--- start ---

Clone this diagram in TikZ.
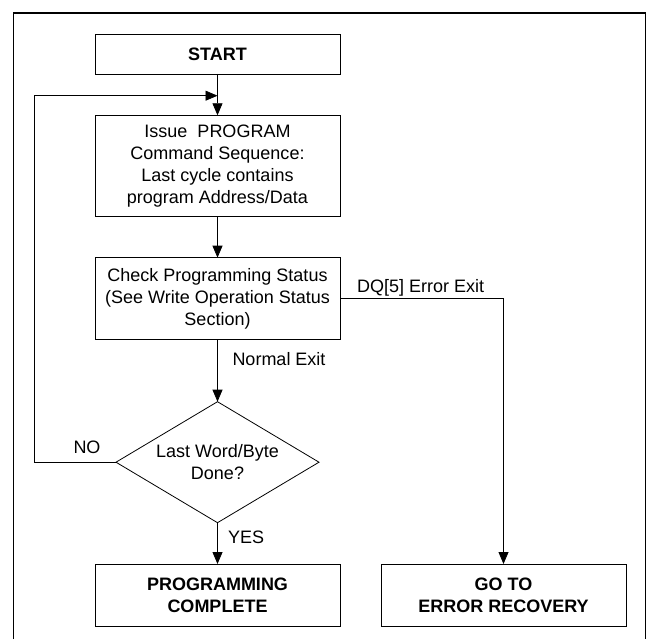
\documentclass[tikz,border=0pt]{standalone}
\usepackage{fontspec}
\setmainfont{Liberation Sans}
\usetikzlibrary{positioning,shapes.geometric,arrows.meta}

\begin{document}
\begin{tikzpicture}[x=1pt, y=1pt, auto,
            font=\fontsize{18}{22}\selectfont,
            arrowstyle/.style={->, line width=0.8pt, >={Triangle[length=12pt, width=10pt]}}]
            % Box, decision and label styles
            \tikzstyle{boxnode} = [draw, line width=0.8pt, rectangle, align=center, minimum width=245pt, inner sep=0pt, outer sep=0pt]
            \tikzstyle{decision} = [draw, line width=0.8pt, diamond, aspect=1.68, align=center, minimum width=203pt, minimum height=121pt, inner sep=0pt, outer sep=0pt]
            \tikzstyle{tag} = [inner sep=0pt, outer sep=0pt]
            \useasboundingbox (0,0) rectangle (647,-639);
            % Outer frame
            \draw [line width=1.2pt] (13.3,-639) |- (645.7,-13) -- (645.7,-639);

            % Define the nodes
            \node (start) [boxnode, minimum height=40pt] at (217.5,-54) {\textbf{START}};
            \node (issue) [boxnode, minimum height=101.4pt, below=41.3pt of start] {Issue~~PROGRAM\\Command Sequence:\\Last cycle contains\\program Address/Data};
            \node (check) [boxnode, minimum height=81.6pt, below=41pt of issue] {Check Programming Status\\(See Write Operation Status\\Section)};
            \node (decide) [decision, below=62.4pt of check] {Last Word/Byte\\Done?};
            \node (done) [boxnode, minimum height=62pt, below=41.3pt of decide] {\textbf{PROGRAMMING}\\\textbf{COMPLETE}};
            \node (err) [boxnode, minimum height=62pt, right=41pt of done] {\textbf{GO TO}\\\textbf{ERROR RECOVERY}};
            \coordinate [below=21.7pt of start] (join);
            \coordinate [left=82pt of decide.west] (noturn);

            % Labels
            \node (dq) [tag, above right=2.2pt and 17pt of check.east] {DQ[5] Error Exit};
            \node (normal) [tag, below right=13.5pt and 15pt of check.south] {Normal Exit};
            \node (no) [tag, above left=8.5pt and 15.5pt of decide.west] {NO};
            \node (yes) [tag, below right=8.5pt and 10.5pt of decide.south] {YES};

            % Draw the arrows
            \draw [arrowstyle] (start) -- (issue);
            \draw [arrowstyle] (issue) -- (check);
            \draw [arrowstyle] (check) -- (decide);
            \draw [arrowstyle] (decide) -- (done);
            \draw [arrowstyle] (check.east) -| (err.north);
            \draw [arrowstyle] (decide.west) -- (noturn) |- (join);
        \end{tikzpicture}
\end{document}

--- end ---

_Exercise objective_. Only lines belong in the copy: transcribe those from the start of the data through the line that contains "(645.7,-13) -- (645.7,-639);", and skip the pictures.

_Right answer_.
Clone this diagram in TikZ.
\documentclass[tikz,border=0pt]{standalone}
\usepackage{fontspec}
\setmainfont{Liberation Sans}
\usetikzlibrary{positioning,shapes.geometric,arrows.meta}

\begin{document}
\begin{tikzpicture}[x=1pt, y=1pt, auto,
            font=\fontsize{18}{22}\selectfont,
            arrowstyle/.style={->, line width=0.8pt, >={Triangle[length=12pt, width=10pt]}}]
            % Box, decision and label styles
            \tikzstyle{boxnode} = [draw, line width=0.8pt, rectangle, align=center, minimum width=245pt, inner sep=0pt, outer sep=0pt]
            \tikzstyle{decision} = [draw, line width=0.8pt, diamond, aspect=1.68, align=center, minimum width=203pt, minimum height=121pt, inner sep=0pt, outer sep=0pt]
            \tikzstyle{tag} = [inner sep=0pt, outer sep=0pt]
            \useasboundingbox (0,0) rectangle (647,-639);
            % Outer frame
            \draw [line width=1.2pt] (13.3,-639) |- (645.7,-13) -- (645.7,-639);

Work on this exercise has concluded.